The Scarlet Letter: Character Sketch of Pearl

Summary: Provides a character description and analysis of the character Pearl, the young girl in the Scarlet Letter, by Nathanial Hawthorne. Includes quotes for supporting evidence.
Pearl, the daughter of Hester, is best described as perceptive and inquisitive. Although Pearl is a child, she has an ability to observe and analyze people and her surroundings. Pearl is very curious and attempts to learn about the puritanical society that she lives in and why she and Hester are treated differently. Pearl is a beautiful, curious yet misbehaved and sassy child. Pearl is instinctively drawn to her mother's embroidered "A." As a child, Pearl throws rocks and wild flowers at the scarlet letter. While Growing up, Pearl is not accepted by society; she looked down upon by the town as a symbol of evil. When other children make fun of her or throw mud at her, she remains brave and defends herself by screaming and scaring the other children off. Not knowing what a true friend is, she makes up imaginary characters. The scarlet "A" worn by Hester is a symbol of Pearl; both Pearl and the scarlet letter are results of the sexual sin. By society, Pearl is thought to be a demon child and the letter a punishment, both to be looked down upon; however, Pearl is the greatest gift that Hester has ever received and the scarlet letter is glorified by Hester's needlework. Pearl was described as "the scarlet letter in another form; the scarlet letter endowed with life!" (98).

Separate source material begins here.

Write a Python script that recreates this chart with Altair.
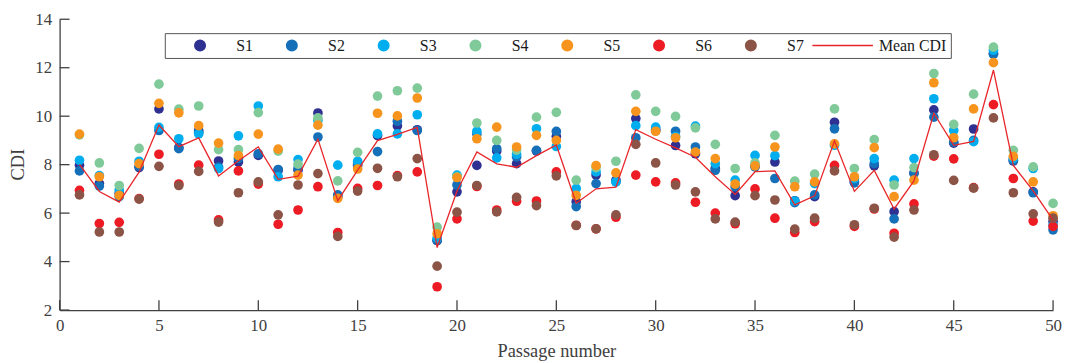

Pearl does not act like a typical girl of her age. She is far more mature and is able to use her perceptiveness to make very intelligent inferences. Hester believes that Pearl is too young to find out the meaning of the scarlet letter. Hester baffled by Pearl when she answered Reverend Wilson's about where she came from, saying she was, "plucked by her mother off the bush of wild roses that grew by the prison door" (108). Although Pearl has never been told about the sin, she makes comments and inferences to let the reader know she is able to take the knowledge she absorbs and apply making inferences about what happened to her mother. Due to Pearl's perceptiveness, intelligence, and curiosity, she is far more mature than most children; Pearl is able to watch and analyze the world around her enhancing her own knowledge.